CARB Chair Mary Nichols and California Governor Gavin Newsom announcing plans to contest Trump Administration’s cap-and-trade lawsuit (photo: New York Times)
Three strikes and you’re out.
That adage, particularly timely given Major League Baseball’s belated start of its 2020 season this week, is just as apt when it comes to litigation as it is to our nation’s pastime.
For the second time in four months, U.S. District Court Judge William Shubb has rejected a constitutional challenge the Trump Administration has pursued against the State of California and, specifically, California’s Air Resources Board (CARB). In his July 16th ruling, Judge Shubb rejected a third and final constitutional argument advanced by the federal government, effectively ending the case–at the district court level, anyway.
I described the background and an earlier district court ruling in this nationally-watched case in a previous Legal Planet post. Briefly, in 2006 the California Legislature directed CARB to formulate a multifaceted strategy to reduce California greenhouse gas (GHG) emissions to 1990 levels by the end of 2020. (Subsequent state legislation extends that program into the future and imposes progressively more stringent GHG reductions.) CARB has made a statewide “cap and trade” program a centerpiece of its strategy to reduce California’s GHG emissions. In 2013, CARB entered into an agreement with the Canadian province of Quebec to link California’s cap-and-trade program to an analogous program adopted by Quebec. (That agreement is intended primarily to give GHG emitters in both California and Quebec more flexibility in meeting their GHG reduction obligations than would be the case if both governments pursued their regulatory programs separately.)

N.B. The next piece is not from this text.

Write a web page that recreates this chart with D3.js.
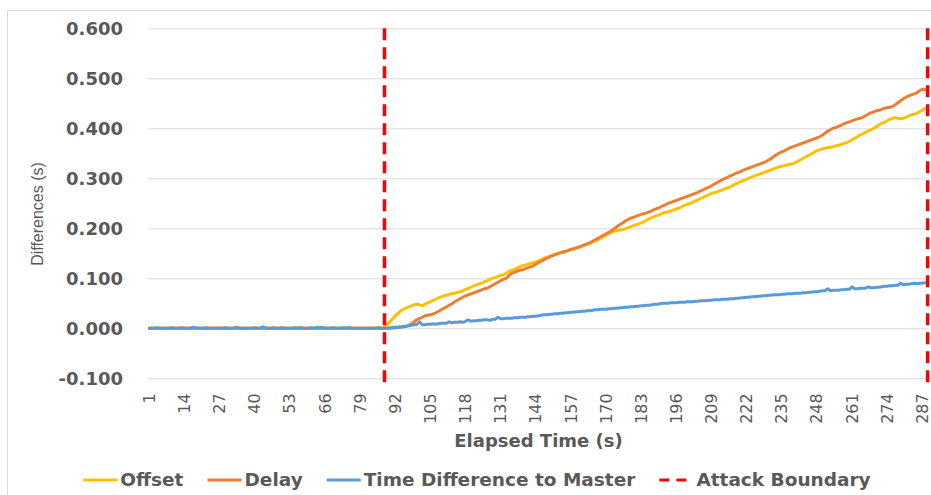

Last October, the Trump Administration sued the State of California and CARB in federal court in Sacramento, claiming that the California-Quebec “linkage agreement” is unconstitutional. In its complaint, the feds specifically alleged that the agreement contravenes three separate provisions of the U.S. Constitution: 1) the Treaty Clause, which requires that formal treaties between the United States and foreign nations require ratification by the U.S. Senate; 2) the Compact Clause which similarly requires Senate ratification of compacts between two or more states; and 3) the Foreign Affairs Doctrine, which provides that the conduct of international diplomacy with foreign nations is the province of the federal government–as opposed to individual states. (The Trump Administration’s complaint also advanced a fourth theory–that the California-Quebec agreement violates so-called Dormant Commerce Clause principles [i.e., impermissibly interferes with interstate commerce]–but the government wisely abandoned that claim while its lawsuit was pending.)
As described in my earlier post, District Judge Shubb unceremoniously rejected the Administration’s Treaty Clause and Compact Clause arguments in a ruling last March.
Undeterred, Trump Administration attorneys pursued their third and final legal theory: that the California-Quebec cap-and-trade agreement impermissibly intrudes on the federal government’s power to conduct foreign relations and therefore violates the Foreign Affairs Doctrine. Among other things, the Administration argued that California has no right to pursue “an independent foreign policy” regarding regulation of GHG emissions. It also alleged that the California-Quebec agreement somehow stands as an “obstacle” to the 1992 United Nations Convention on Climate Change; President Trump’s announced plans to withdraw the United States from the 2015 Paris Agreement on Climate Change; and the President’s ability to “engage in international deal-making on behalf of the United States.”
Last Thursday, Judge Shubb determined in a 30-page opinion that the federal government’s Foreign Affairs Doctrine arguments were just as meritless as its other, previously-rejected constitutional theories. He concluded, for example, that the 1992 UNCCC and the California-Quebec agreement both have the same general goals: reducing GHG emissions and thereby mitigating the deleterious impacts of climate change. Rejecting the Administration’s other Foreign Affairs Doctrine-based arguments, Judge Shubb concluded:
“[T]he United States offers no concrete evidence that California’s cap-and-trade program has interfered with either negotiations for a better deal [than the Paris Agreement] or the nation’s imminent withdrawal from the Paris accord.”
This litigation is now over, at least for the time being. It remains to be seen if the Trump Administration will appeal its legal defeat to the U.S. Court of Appeals for the Ninth Circuit. But given the specious constitutional arguments it’s advanced to date, the Administration would be wise to fold its litigation tents in this particular environmental law and policy dispute.
(Full disclosure notice: the author served as counsel of record for a coalition of Professors of Foreign Relations Law who filed amici curiae briefs in support of defendant State of California in U.S.A. v. California in both of the district court proceedings described in this post.)